Wednesday, February 11, 2009

Chapter VII

Permit a humble supplicant to pose a question to the biologists of this outfit. In regards to warning calls, it was said the caller announcing his location to the predator by making noise isn't too much of a disadvantage. I would agree. Even if it is a disadvantage, it probably isn't so much of a disadvantage that the trait would be deselected. Callers rarely are killed as a result of their behaviour. Therefore, even if the behaviour isn't advantageous to the individual (while it is undoubtedly advantageous to the group) would not the trait still be passed down because it is not so disadvantageous as to warrant deselection - especially if it confers a general advantage to the whole?
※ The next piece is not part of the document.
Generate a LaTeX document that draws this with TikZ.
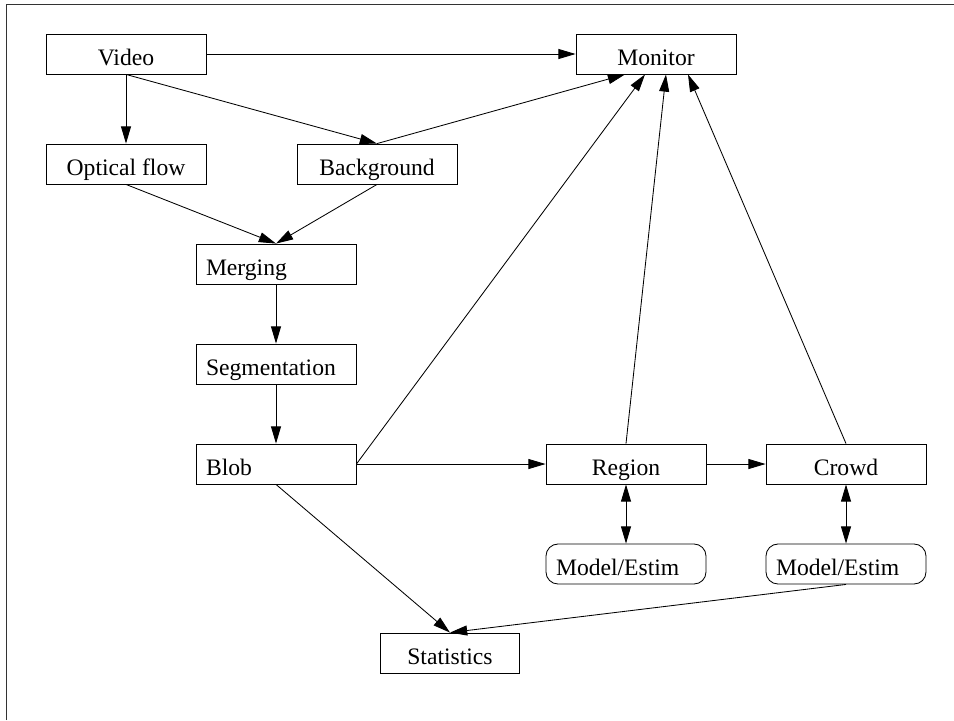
\documentclass[tikz,border=0pt]{standalone}
\usepackage{fontspec}
\setmainfont{Liberation Serif}
\usepackage{tikz}
\usetikzlibrary{positioning, arrows.meta}
\tikzset{
	block/.style={
		rectangle,
		draw=black, line width=0.6pt,
		minimum height=1cm,
		inner xsep=0.25cm,
		text height=16pt, text depth=0pt,
		text centered,
	},
	leftblock/.style={
		block,
		text width=3.5cm,
		align=left,
	},
	softblock/.style={
		leftblock,
		rounded corners=0.3cm,
	},
}

\begin{document}
\begin{tikzpicture}[->,>={Triangle[length=4.3mm,width=2.5mm]}, line width=0.6pt, minimum width = 4cm, font=\fontsize{16.8}{19}\selectfont]
        \useasboundingbox (0,0) rectangle (23.85,-18);
        \draw[-, black!80, line width=0.8pt] (0.16,-18) -- (0.16,-0.11) -- (23.85,-0.11);

        \node[block] at (3.15,-1.35) (V) {Video};
        \node[block, right of = V, node distance =13.25cm] (M) {Monitor};
        \node[block, below of = V, node distance =2.75cm] (O) {Optical flow};
        \node[block, right of = O, node distance =6.275cm] (BG) {Background};
        \node[leftblock, below of = O, xshift = 3.75cm, node distance =2.5cm] (Mg) {Merging};
        \node[leftblock, below of = Mg, node distance =2.5cm] (S) {Segmentation};
        \node[leftblock, below of = S, node distance =2.5cm] (B) {Blob};
        \node[block, right of = B, node distance =8.75cm] (R) {Region};
        \node[block, right of = R, node distance =5.5cm] (C) {Crowd};
        \node[softblock, below of = R, node distance =2.5cm] (ER) {Model/Estim};
        \node[softblock, below of = C, node distance =2.5cm] (EC) {Model/Estim};
        \node[block, below of = B, xshift = 4.35cm, node distance =4.725cm, minimum width=3.475cm] (St) {Statistics};

        \path (V) edge (M)
        (V.south) edge (O.north)
        (V.south) edge (BG.north)
        (O.south) edge (Mg.north)
        (BG.south) edge (Mg.north)
        (BG.north) edge ([xshift=-0.775cm]M.south)
        (Mg) edge (S)
        (S) edge (B)
        (B.east) edge ([xshift=-0.275cm]M.south)
        (B) edge (R)
        (R) edge (C)
        (R.north) edge ([xshift=0.25cm]M.south)
        (C.north) edge ([xshift=0.8cm]M.south)
        (R) edge[<->] (ER)
        (C) edge[<->] (EC)
        (B.south) edge (St.north)
        (EC.south) edge (St.north)
        ;
    \end{tikzpicture}
\end{document}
Cannot this logic be applied to those species that produce sterile offspring? If giving birth to some sterile offspring does not destroy utterly the parent's prospects of reproductive success, since they may produce other offspring that are fertile, why should a variation with the tendency to produce some sterile offspring be wiped out of existence if producing sterile offspring does not hinder their fitness as an individual and enhances the fitness of the family or group?

I throw this question out into the void.

1 comment:

Dr. Fox said...

Hi David,

The question you're asking is essentially a quantitative, empirical one. It all comes down to just how disadvantageous the altruistic act is to the one who performs it, and how indirectly beneficial it is, via its beneficial effect on relatives (or members of the same group, if one is thinking in terms of group selection rather than kin selection).

A famous theoretical result in evolutionary biology, due to Bill Hamilton, is called Hamilton's Rule: altruism is favored by selection if and only if r > b/c, where r is the coefficient of relatedness of the altruist to the beneficiary, b is the fitness benefit of the altruistic act to the beneficiary, and c is the cost of the altruistic act to the individual performing it. Hamilton's Rule is the core of the idea of kin selection. Obviously, I'm glossing over a lot of technical details here, but the basic idea should be clear enough. Altruism is more likely to be favored by (kin) selection if relatedness of altruist and beneficiary is high (i.e. they're close kin), if the act is highly beneficial to the beneficiaries, and if the act is of low cost to the performer. In the limit of maximally-high relatedness (i.e. r=1; this is your relatedness to your identical twin), selection will favor any act for which the fitness benefits exceed the costs (which should make intuitive sense).

The other issue is that not all traits favored by selection necessarily increase in frequency if there are other factors at work. In particular, genetic drift (roughly speaking, random variation in the realized fitnesses of identical organisms) imparts an element of chance to the direction of evolution, especially in small populations. Put simply, if intrinsically-fit individuals are simply unlucky, their traits will not be passed on in future generations. Genetic drift is most important in small populations; in large populations bad luck and good luck tend to cancel out (to a precise extent that can be quantified mathematically).

I raise the issue of drift because it gets to your suggestion that some altruistic acts might have such low costs as to be effectively cost-free, so that it's not at all surprising that they would evolve. How low the cost must be before an act is "effectively" cost-free is a function of population size. In a small population, the effect of genetic drift would be to swamp the weak selection disfavoring altruists who perform a low-cost act and favoring "selfish" individuals who don't. However, in a large population even tiny differences in fitness are "visible" to natural selection and will affect which traits increase in frequency and which decline.

If you go back to earlier chapters, you'll see that Darwin himself was aware that large populations create the optimal conditions for natural selection to act (in part for other reasons besides those noted above).

As an aside, I don't actually recall off the top of my head any specific studies on the risks taken by alarm callers. I'm merely sure such studies must exist, and that at least some of them likely reveal that giving an alarm call isn't necessarily as risky as it might appear (which doesn't mean it's risk free).